Mahdawi is interested in none of this. She makes no effort in trying to charitably determine what orthodox Catholics like Coney Barrett believe, or why they believe it. Nor does one get the sense that the subject of Mahdawi’s diatribe is an esteemed legal expert, whose success is built in part on deft navigation between her personal and professional selves. No, our correspondent would rather try and discredit Coney Barrett by implying that the mere possession of a religiously conservative faith renders her incapable of fulfilling her role in a restrained and dispassionate manner. The implied double standard is telling: only traditionalists, it seems, struggle to impartially apply the law, hobbled as they are by the dogma that ‘lives loudly’ within them. By contrast, their liberal counterparts enjoy an objective, unvarnished view of both the Constitution and reality-at-large.

***

Let’s adopt a wider lens for a moment.

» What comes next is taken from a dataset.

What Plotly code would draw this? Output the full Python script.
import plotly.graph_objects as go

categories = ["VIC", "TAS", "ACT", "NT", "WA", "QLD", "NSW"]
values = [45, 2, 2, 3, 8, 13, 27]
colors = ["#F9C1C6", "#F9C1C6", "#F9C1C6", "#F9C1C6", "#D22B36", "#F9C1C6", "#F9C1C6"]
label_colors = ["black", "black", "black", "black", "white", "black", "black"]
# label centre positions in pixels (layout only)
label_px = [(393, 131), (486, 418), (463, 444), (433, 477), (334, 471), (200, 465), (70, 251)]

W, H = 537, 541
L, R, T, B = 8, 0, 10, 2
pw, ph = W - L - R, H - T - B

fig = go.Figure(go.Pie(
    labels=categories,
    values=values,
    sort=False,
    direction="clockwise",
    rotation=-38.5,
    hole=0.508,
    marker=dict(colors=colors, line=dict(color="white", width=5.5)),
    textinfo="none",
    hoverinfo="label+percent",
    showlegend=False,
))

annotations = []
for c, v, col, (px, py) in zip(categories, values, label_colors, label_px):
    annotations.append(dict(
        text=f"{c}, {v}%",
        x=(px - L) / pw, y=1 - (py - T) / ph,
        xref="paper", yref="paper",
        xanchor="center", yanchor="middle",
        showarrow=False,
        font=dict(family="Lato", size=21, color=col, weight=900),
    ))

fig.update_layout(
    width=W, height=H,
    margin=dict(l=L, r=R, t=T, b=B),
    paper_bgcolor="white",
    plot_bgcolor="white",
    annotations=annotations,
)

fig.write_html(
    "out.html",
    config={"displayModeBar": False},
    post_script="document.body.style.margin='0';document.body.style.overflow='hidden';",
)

Mahdawi’s piece is a fairly recent entry in an increasingly large catalogue, one characterised by a malign assessment of religious conservatives and their convictions. But although Mahdawi portrays Coney Barrett’s elevation as a harbinger of religiously-sanctioned tyranny, the truth is quite the opposite. To the extent that one may speak of ‘sides’ in current cultural conflicts, the forces of secular progressivism probably have the upper hand. Churches and denominations of all stripes are haemorrhaging numbers, and in most of the Western world – the United States included – younger generations are identifying less and less with organized religion. Broad swathes of people already dismiss it as something bizarre and outmoded (at best), or pernicious and hateful (at worst). Furthermore, several recent events reveal an underlying antipathy towards conservative Christianity – part of a wider ‘cultural backlash’ against communities clinging to values condemned as recondite or regressive. Even where secularists hold to a more charitable view of traditional spirituality, they nevertheless approach it as one would a mere curiosity: a museum piece, fit for display in a glass cabinet, but hardly a vital phenomenon that one must strive to preserve.

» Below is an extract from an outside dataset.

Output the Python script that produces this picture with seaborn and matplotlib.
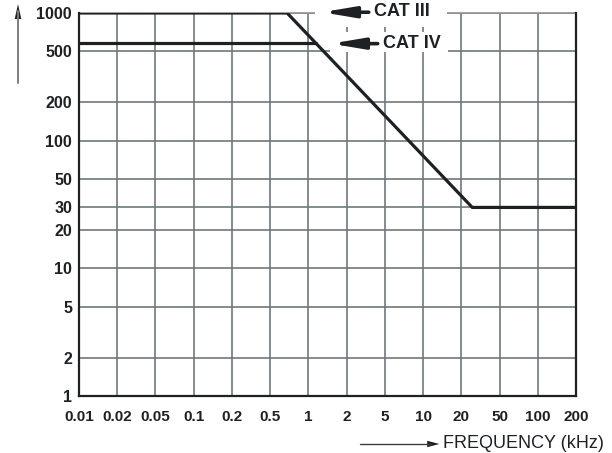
import numpy as np
import pandas as pd
import seaborn as sns
import matplotlib.pyplot as plt
from matplotlib.patches import Rectangle

# ---------------------------------------------------------------------------
# data
# ---------------------------------------------------------------------------
freq_ticks = [0.01, 0.02, 0.05, 0.1, 0.2, 0.5, 1, 2, 5, 10, 20, 50, 100, 200]
freq_labels = ["0.01", "0.02", "0.05", "0.1", "0.2", "0.5", "1", "2", "5",
               "10", "20", "50", "100", "200"]
volt_ticks = [1, 2, 5, 10, 20, 30, 50, 100, 200, 500, 1000]
volt_labels = [str(v) for v in volt_ticks]

cat3_freq = [0.01, 0.68, 26, 200]
cat3_volt = [1000, 1000, 30, 30]
cat4_freq = [0.01, 1.15]
cat4_volt = [580, 580]

# ---------------------------------------------------------------------------
# x scale : tick values are evenly spaced (piecewise log between ticks)
# ---------------------------------------------------------------------------
_lt = np.log10(freq_ticks)
_idx = np.arange(len(freq_ticks), dtype=float)
_lt_ext = np.concatenate([[_lt[0] - 20], _lt, [_lt[-1] + 20]])
_idx_ext = np.concatenate([[_idx[0] - 20 / (_lt[1] - _lt[0])], _idx,
                           [_idx[-1] + 20 / (_lt[-1] - _lt[-2])]])


def fwd(x):
    x = np.clip(np.asarray(x, dtype=float), 1e-15, None)
    return np.interp(np.log10(x), _lt_ext, _idx_ext)


def inv(i):
    return 10 ** np.interp(np.asarray(i, dtype=float), _idx_ext, _lt_ext)


sns.set_style("white")
plt.rcParams["font.family"] = ["Liberation Sans", "DejaVu Sans"]

fig = plt.figure(figsize=(6.12, 4.53), dpi=100)
ax = fig.add_axes([79 / 612, 57 / 453, 497 / 612, 383 / 453])

df = pd.concat([
    pd.DataFrame({"f": cat3_freq, "v": cat3_volt, "cat": "CAT III"}),
    pd.DataFrame({"f": cat4_freq, "v": cat4_volt, "cat": "CAT IV"}),
])
sns.lineplot(data=df, x="f", y="v", units="cat", estimator=None, sort=False,
             color="#1e2124", linewidth=2.3, ax=ax, zorder=3)

ax.set_xscale("function", functions=(fwd, inv))
ax.set_yscale("log")
ax.set_xlim(freq_ticks[0], freq_ticks[-1])
ax.set_ylim(volt_ticks[0], volt_ticks[-1])
ax.set_xticks(freq_ticks)
ax.set_xticklabels(freq_labels)
ax.set_yticks(volt_ticks)
ax.set_yticklabels(volt_labels)
ax.minorticks_off()
ax.tick_params(axis="x", length=0, pad=10, labelsize=11)
ax.tick_params(axis="y", length=0, pad=5, labelsize=11.5)
for t in ax.get_xticklabels() + ax.get_yticklabels():
    t.set_fontweight("bold")
    t.set_color("#1e2124")
ax.set_xlabel("")
ax.set_ylabel("")
ax.grid(True, color="#6f787d", linewidth=1.2)
ax.set_axisbelow(True)

for side in ["left", "bottom", "right"]:
    ax.spines[side].set_color("#1e2124")
    ax.spines[side].set_linewidth(1.6)
ax.spines["top"].set_color("#8d9497")
ax.spines["top"].set_linewidth(1.2)
ax.spines["top"].set_zorder(1)

# white boxes behind the labels
ax.add_patch(Rectangle((0.475, 0.963), 0.266, 0.08, transform=ax.transAxes,
                       facecolor="white", edgecolor="none", zorder=1.5,
                       clip_on=False))
ax.add_patch(Rectangle((0.505, 0.898), 0.238, 0.052, transform=ax.transAxes,
                       facecolor="white", edgecolor="none", zorder=1.5,
                       clip_on=False))

arrow = dict(arrowstyle="-|>,head_length=1.9,head_width=0.32",
             color="#1e2124", lw=2.6, shrinkA=0, shrinkB=0)
ax.annotate("", xy=(0.489, 1.002), xytext=(0.583, 1.002),
            xycoords="axes fraction", arrowprops=arrow, zorder=4)
ax.text(0.594, 1.003, "CAT III", transform=ax.transAxes, ha="left",
        va="center", fontsize=13, fontweight="bold", color="#1e2124",
        zorder=4)
ax.annotate("", xy=(0.507, 0.920), xytext=(0.601, 0.920),
            xycoords="axes fraction", arrowprops=arrow, zorder=4)
ax.text(0.611, 0.920, "CAT IV", transform=ax.transAxes, ha="left",
        va="center", fontsize=13, fontweight="bold", color="#1e2124",
        zorder=4)

# axis arrows
fig.add_artist(plt.Line2D([0.0294, 0.0294], [0.817, 0.975],
                          transform=fig.transFigure, color="#7d7d7d", lw=1.4))
fig.patches.append(plt.Polygon([[0.0294, 0.991], [0.0240, 0.958], [0.0348, 0.958]],
                               closed=True, transform=fig.transFigure,
                               facecolor="#1e2124", edgecolor="none"))
fig.add_artist(plt.Line2D([0.588, 0.705], [0.0199, 0.0199],
                          transform=fig.transFigure, color="#3a3d40", lw=1.0))
fig.patches.append(plt.Polygon([[0.718, 0.0199], [0.698, 0.0270], [0.698, 0.0128]],
                               closed=True, transform=fig.transFigure,
                               facecolor="#1e2124", edgecolor="none"))
fig.text(0.724, 0.022, "FREQUENCY (kHz)", ha="left", va="center",
         fontsize=13, color="#1e2124")

fig.savefig("out.png", dpi=100)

And while the elevation of Coney Barrett to SCOTUS is far from insignificant, it has occurred amidst the ongoing revolution in values sweeping much of American society. Indeed, for the past two generations, the country has been drifting inexorably towards a more liberal outlook on such questions as divorce and homosexuality, which repudiates the distinguishing features of religious and moral conservatism. Meanwhile, as legal abortion continues to command majority support in the country, the incidence of pro-life convictions is falling among self-identified Christians. Despite the somewhat paradoxical fact that 15 of the last 19 supreme court justices have been nominated by Republican presidents, these trends persist unabated.

All this is to say that the cultural (as opposed to the merely political) influence of traditional religion is rapidly ebbing in the United States. For all her fretful hand-wringing, Mahdawi’s fears concerning Coney Barrett are therefore ultimately exaggerated. More than that, her article helps create the very conditions by which the broader ghettoization of religious conservatives may be authorised. Of course, it’s true that not all Mahdawi’s contemporaries share her stigmatizing views. But the ambient secularism by which they have been shaped – often issuing in a benign ambivalence towards organized religion – means that meaningful opposition to the kind of activist hostility she reflects is unlikely to materialize.